Toutes ces évolutions directement liées à l’un des plus graves problèmes de sécurité interne que la Chine n’ait jamais connu, ne suffisent certes pas à attester d’un relâchement significatif des liens entre Islamabad et Pékin. Les deux pays ont en effet toujours d’importants projets de développement en cours financés par plus de 50 Mds de $ promis par la Chine pour améliorer l’intégration économique et densifier les réseaux de transport ferrés et routiers d’une « nouvelle route de la soie du XXIe siècle ».

Leur proximité stratégique s’alimente aussi de la volonté chinoise de faire contrepoids à Washington et New-Delhi. Mais force est de reconnaître que la relation bilatérale est aujourd’hui troublée par l’ambiguïté et les hésitations pakistanaises face à la question terroriste qui pose à la Chine un risque existentiel inédit qu’elle ne peut plus ignorer.

Un fâcheux concours de circonstances.

Enfin, il arrive que de néfastes coïncidences contribuent à dissiper le voile des ambivalences diplomatiques et à ramener à la surface quelques vérités plus conformes à la réalité des situations. Chacun aura noté que, dans ses relations avec l’Asie du Sud, Pékin s’applique à maintenir au moins dans la forme un équilibre entre New-Delhi et Islamabad.
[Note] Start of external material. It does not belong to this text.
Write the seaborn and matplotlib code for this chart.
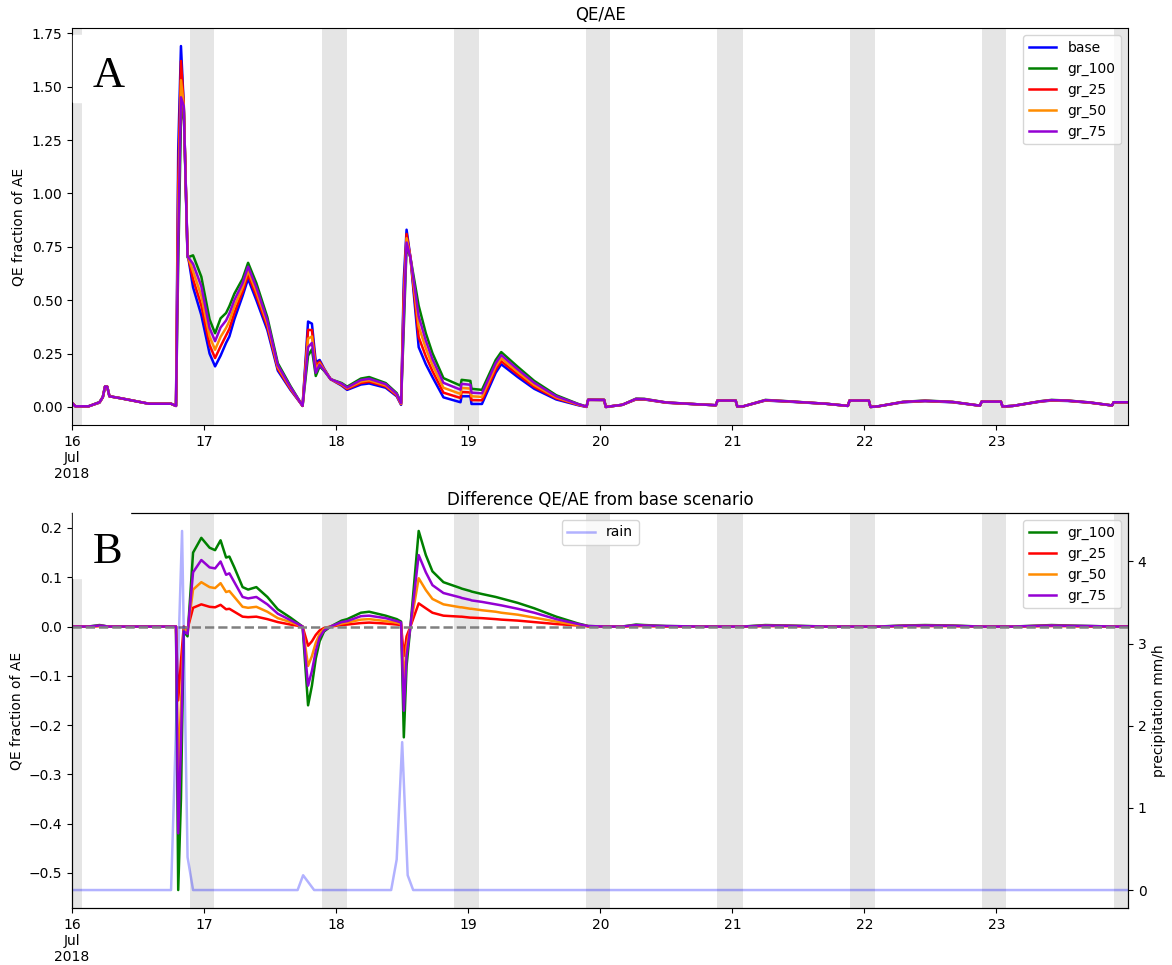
import numpy as np
import pandas as pd
import seaborn as sns
import matplotlib.pyplot as plt
from matplotlib.patches import Rectangle

# time axis: hours since 16 Jul 2018 00:00
hours = [
    0.0, 0.6, 3.0, 5.0, 5.6, 6.0, 6.4, 6.8, 9.0, 12.0,
    14.0, 18.0, 18.9, 19.3, 19.8, 20.3, 21.0, 22.0, 23.5, 25.0,
    26.0, 27.0, 28.0, 28.6, 29.5, 31.0, 32.0, 33.5, 35.5, 37.4,
    39.7, 41.9, 42.9, 43.6, 44.3, 45.0, 45.8, 47.0, 49.0, 50.0,
    52.5, 54.0, 57.0, 59.0, 59.8, 60.3, 60.8, 61.5, 63.0, 64.3,
    65.5, 67.5, 70.6, 70.8, 72.4, 72.6, 74.5, 77.0, 78.0, 81.0,
    84.0, 88.0, 92.0, 93.5, 93.8, 96.7, 97.0, 100.0, 102.5, 104.0,
    108.0, 114.0, 117.0, 117.3, 120.6, 120.9, 122.0, 126.0, 130.0, 137.0,
    141.0, 141.3, 144.8, 145.1, 146.5, 151.0, 155.0, 160.0, 165.0, 165.3,
    168.8, 169.1, 171.0, 176.0, 178.0, 181.0, 185.0, 189.0, 189.3, 192.0,
]

# QE/AE of the base scenario
base = [
    0.020, 0.003, 0.003, 0.020, 0.045, 0.095, 0.095, 0.050, 0.040, 0.025,
    0.015, 0.015, 0.005, 1.200, 1.690, 1.420, 0.720, 0.560, 0.430, 0.250,
    0.190, 0.240, 0.300, 0.330, 0.410, 0.520, 0.600, 0.500, 0.360, 0.170,
    0.080, 0.005, 0.400, 0.390, 0.210, 0.220, 0.180, 0.130, 0.100, 0.080,
    0.105, 0.110, 0.090, 0.050, 0.010, 0.600, 0.830, 0.700, 0.280, 0.200,
    0.140, 0.045, 0.022, 0.050, 0.050, 0.014, 0.014, 0.160, 0.200, 0.140,
    0.085, 0.035, 0.008, 0.000, 0.033, 0.033, 0.000, 0.010, 0.035, 0.035,
    0.020, 0.012, 0.008, 0.030, 0.030, 0.002, 0.003, 0.030, 0.025, 0.015,
    0.005, 0.030, 0.030, 0.000, 0.003, 0.022, 0.027, 0.022, 0.006, 0.025,
    0.025, 0.002, 0.005, 0.025, 0.030, 0.028, 0.020, 0.007, 0.022, 0.022,
]

# difference from base scenario
diff_gr_100 = [
    0, 0, 0, 0.003, 0.002, 0.001, 0, 0, 0, 0,
    0, 0, 0, -0.535, -0.350, -0.010, -0.020, 0.150, 0.180, 0.160,
    0.155, 0.175, 0.140, 0.142, 0.120, 0.080, 0.075, 0.080, 0.060, 0.035,
    0.018, 0, -0.160, -0.120, -0.065, -0.030, -0.010, 0, 0.012, 0.015,
    0.028, 0.030, 0.022, 0.015, 0.010, -0.225, -0.080, 0, 0.194, 0.145,
    0.112, 0.090, 0.078, 0.077, 0.072, 0.071, 0.066, 0.060, 0.057, 0.048,
    0.037, 0.020, 0.006, 0.002, 0.001, 0, 0, 0, 0.004, 0.003,
    0.001, 0, 0, 0, 0, 0, 0, 0.003, 0.002, 0,
    0, 0, 0, 0, 0, 0.002, 0.003, 0.002, 0, 0,
    0, 0, 0, 0.002, 0.003, 0.002, 0.001, 0, 0, 0,
]
diff_gr_25 = [
    0, 0, 0, 0.001, 0.0005, 0, 0, 0, 0, 0,
    0, 0, 0, -0.150, -0.070, 0.000, -0.005, 0.038, 0.045, 0.040,
    0.039, 0.044, 0.035, 0.036, 0.030, 0.020, 0.019, 0.020, 0.015, 0.009,
    0.004, 0, -0.039, -0.030, -0.017, -0.008, -0.003, 0, 0.003, 0.004,
    0.007, 0.008, 0.006, 0.004, 0.003, -0.060, -0.020, 0, 0.047, 0.037,
    0.028, 0.022, 0.020, 0.020, 0.018, 0.018, 0.017, 0.015, 0.014, 0.012,
    0.009, 0.005, 0.002, 0.001, 0, 0, 0, 0, 0.001, 0.001,
    0, 0, 0, 0, 0, 0, 0, 0.001, 0.001, 0,
    0, 0, 0, 0, 0, 0.001, 0.001, 0.001, 0, 0,
    0, 0, 0, 0.001, 0.001, 0.001, 0, 0, 0, 0,
]
diff_gr_50 = [
    0, 0, 0, 0.001, 0.001, 0.0005, 0, 0, 0, 0,
    0, 0, 0, -0.300, -0.160, -0.005, -0.010, 0.075, 0.090, 0.080,
    0.078, 0.088, 0.070, 0.072, 0.060, 0.040, 0.038, 0.040, 0.030, 0.017,
    0.009, 0, -0.080, -0.060, -0.033, -0.015, -0.005, 0, 0.006, 0.008,
    0.014, 0.015, 0.011, 0.008, 0.005, -0.113, -0.040, 0, 0.098, 0.074,
    0.056, 0.045, 0.039, 0.039, 0.036, 0.036, 0.033, 0.030, 0.028, 0.024,
    0.018, 0.010, 0.003, 0.001, 0.0005, 0, 0, 0, 0.002, 0.0015,
    0.0005, 0, 0, 0, 0, 0, 0, 0.0015, 0.001, 0,
    0, 0, 0, 0, 0, 0.001, 0.0015, 0.001, 0, 0,
    0, 0, 0, 0.001, 0.0015, 0.001, 0.0005, 0, 0, 0,
]
diff_gr_75 = [
    0, 0, 0, 0.002, 0.0015, 0.001, 0, 0, 0, 0,
    0, 0, 0, -0.420, -0.240, -0.010, -0.015, 0.110, 0.135, 0.120,
    0.118, 0.132, 0.105, 0.108, 0.090, 0.060, 0.057, 0.060, 0.045, 0.026,
    0.013, 0, -0.120, -0.090, -0.050, -0.022, -0.008, 0, 0.009, 0.011,
    0.021, 0.022, 0.017, 0.011, 0.008, -0.171, -0.060, 0, 0.145, 0.110,
    0.084, 0.068, 0.059, 0.058, 0.054, 0.053, 0.050, 0.045, 0.043, 0.036,
    0.028, 0.015, 0.005, 0.0015, 0.001, 0, 0, 0, 0.003, 0.002,
    0.001, 0, 0, 0, 0, 0, 0, 0.002, 0.0015, 0,
    0, 0, 0, 0, 0, 0.0015, 0.002, 0.0015, 0, 0,
    0, 0, 0, 0.0015, 0.002, 0.0015, 0.001, 0, 0, 0,
]

# precipitation
rain_hours = [0, 18, 20, 21, 22, 41, 42, 44, 58, 59, 60, 61, 62, 192]
rain_mm = [0, 0, 4.37, 0.40, 0, 0, 0.18, 0, 0, 0.37, 1.8, 0.18, 0, 0]

# grey bands (hours)
night_start = [0.0, 21.4, 45.4, 69.4, 93.4, 117.3, 141.3, 165.4, 189.4]
night_end = [1.9, 25.8, 49.9, 73.9, 97.8, 121.9, 145.9, 169.8, 192.0]

day_labels = ["16\nJul\n2018", "17", "18", "19", "20", "21", "22", "23"]

start = pd.Timestamp("2018-07-16")
time = start + pd.to_timedelta(hours, unit="h")
rain_time = start + pd.to_timedelta(rain_hours, unit="h")

colors = {"base": "blue", "gr_100": "green", "gr_25": "red",
          "gr_50": "darkorange", "gr_75": "darkviolet"}
scenarios = ["gr_100", "gr_25", "gr_50", "gr_75"]
diffs = {"gr_100": diff_gr_100, "gr_25": diff_gr_25,
         "gr_50": diff_gr_50, "gr_75": diff_gr_75}

qe = pd.DataFrame({"time": time, "base": base})
for s in scenarios:
    qe[s] = qe["base"] + np.array(diffs[s])

long_a = qe.melt(id_vars="time", var_name="scenario", value_name="value")
dq = qe[["time"]].copy()
for s in scenarios:
    dq[s] = qe[s] - qe["base"]
long_b = dq.melt(id_vars="time", var_name="scenario", value_name="value")

W, H = 1172, 965
fig = plt.figure(figsize=(W / 100, H / 100), dpi=100)
axA = fig.add_axes([72 / W, 1 - 425 / H, (1128 - 72) / W, (425 - 28) / H])
axB = fig.add_axes([72 / W, 1 - 908 / H, (1128 - 72) / W, (908 - 513) / H])

days = pd.date_range("2018-07-16", periods=8, freq="D")
x_end = start + pd.Timedelta(hours=191.9)


def shade(ax):
    for s, e in zip(night_start, night_end):
        ax.axvspan(start + pd.Timedelta(hours=s), start + pd.Timedelta(hours=e),
                   color="grey", alpha=0.2, lw=0, zorder=0)


# Panel A
sns.lineplot(data=long_a, x="time", y="value", hue="scenario",
             hue_order=["base"] + scenarios, palette=colors, lw=1.8, ax=axA)
shade(axA)
sns.move_legend(axA, "upper right", title=None)
axA.set_title("QE/AE")
axA.set_ylabel("QE fraction of AE")
axA.set_xlabel("")
axA.set_xticks(days)
axA.set_xticklabels(day_labels)
axA.set_xlim(start, x_end)

# Panel B
sns.lineplot(data=long_b, x="time", y="value", hue="scenario",
             hue_order=scenarios, palette=colors, lw=1.8, ax=axB)
shade(axB)
axB.axhline(0, color="grey", ls="--", lw=1.8, zorder=3)
sns.move_legend(axB, "upper right", title=None)
axB.set_title("Difference QE/AE from base scenario")
axB.set_ylabel("QE fraction of AE")
axB.set_xlabel("")

ax2 = axB.twinx()
sns.lineplot(x=rain_time, y=rain_mm, color="blue", alpha=0.3, lw=1.8,
             label="rain", ax=ax2)
ax2.legend(loc="upper center")
ax2.set_ylabel("precipitation mm/h")
axB.set_xticks(days)
axB.set_xticklabels(day_labels)
axB.set_xlim(start, x_end)

# panel letters on white boxes
fig.add_artist(Rectangle((73 / W, 1 - 102 / H), 57 / W, 67 / H,
                         transform=fig.transFigure, color="white", zorder=5))
fig.add_artist(Rectangle((73 / W, 1 - 578 / H), 57 / W, 98 / H,
                         transform=fig.transFigure, color="white", zorder=5))
fig.text(109 / W, 1 - 87 / H, "A", family="Liberation Serif", fontsize=32,
         ha="center", va="baseline", zorder=6)
fig.text(108 / W, 1 - 563 / H, "B", family="Liberation Serif", fontsize=32,
         ha="center", va="baseline", zorder=6)

fig.savefig("out.png", dpi=100)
Depuis quelques temps, c’est devenu une tradition : chacun des voyages de la haute direction du régime dans la zone comporte un passage obligé dans les deux capitales. C’était le cas de Li Keqiang au printemps 2013 qui après un voyage remarqué en Inde a fait un crochet au Pakistan.

Autre évidence : après les fortes crispations de la relation sino-indienne du printemps 2013, le régime chinois s’est appliqué à faire baisser les tensions (lire notre article Diplomatie chinoise et méfiances indiennes). A la suite de l’élection de Narendra Modi, le n°1 chinois n’a eu de cesse de le rencontrer. Les deux se sont vus longuement au Brésil, fin juillet lors de la dernière réunion des BRICS. C’est pourtant par le Japon, il y a trois semaines et par les États-Unis où il se rendra le 29 septembre que le nouveau premier ministre indien a commencé son action diplomatique après son arrivée au pouvoir. Du coup c’est Xi Jinping, qui à peine plus d’un après le voyage de Li Keqiang, a consenti à faire le voyage de New-Delhi.

La carte sauvage des militaires pakistanais.

Cette fois pourtant, suite à l’instabilité qui régnait à Islamabad où depuis plusieurs semaines les manifestants réclamaient le départ du premier ministre, le n°1 chinois a été contraint d’annuler le rituel du passage au Pakistan. La décision vient du premier ministre Nawaz Sharif qui accusait les mouvements d’opposition d’entretenir l’instabilité. Après des démentis du porte parole du gouvernement chinois et des autorités pakistanaises, l’agence Xinhua confirmait la nouvelle le 9 septembre, tout en rappelant le caractère indéfectible des liens entre Pékin et Islamabad.

Le fait est que, sous couvert de querelles pour la validité des élections générales remportées en mai dernier par le mouvement de Nawaz Sharif au sein de la Ligue Pakistanaise Musulmane, la sévère discorde en cours à Islamabad entre le pouvoir civil et les militaires recèle un potentiel d’aggravation de la situation du sous-continent qui ne fait l’affaire ni de la Chine ni celle des États-Unis.

Peu intéressée par le développement des liens initiés par Nawaz Sharif entre Islamabad et Kabul comme d’ailleurs avec New-Delhi, l’armée pakistanaise qui tire son pouvoir des tensions en cours voit avant tout l’Afghanistan comme un enjeu de compétition avec l’Inde. Compte tenu des liens entretenus par les services de renseignement militaires pakistanais avec les mouvances radicales, Pékin et Washington peuvent légitimement s’inquiéter de ces évolutions. Sur ce sujet au moins, les préoccupations de la Chine rejoignent celles des États-Unis.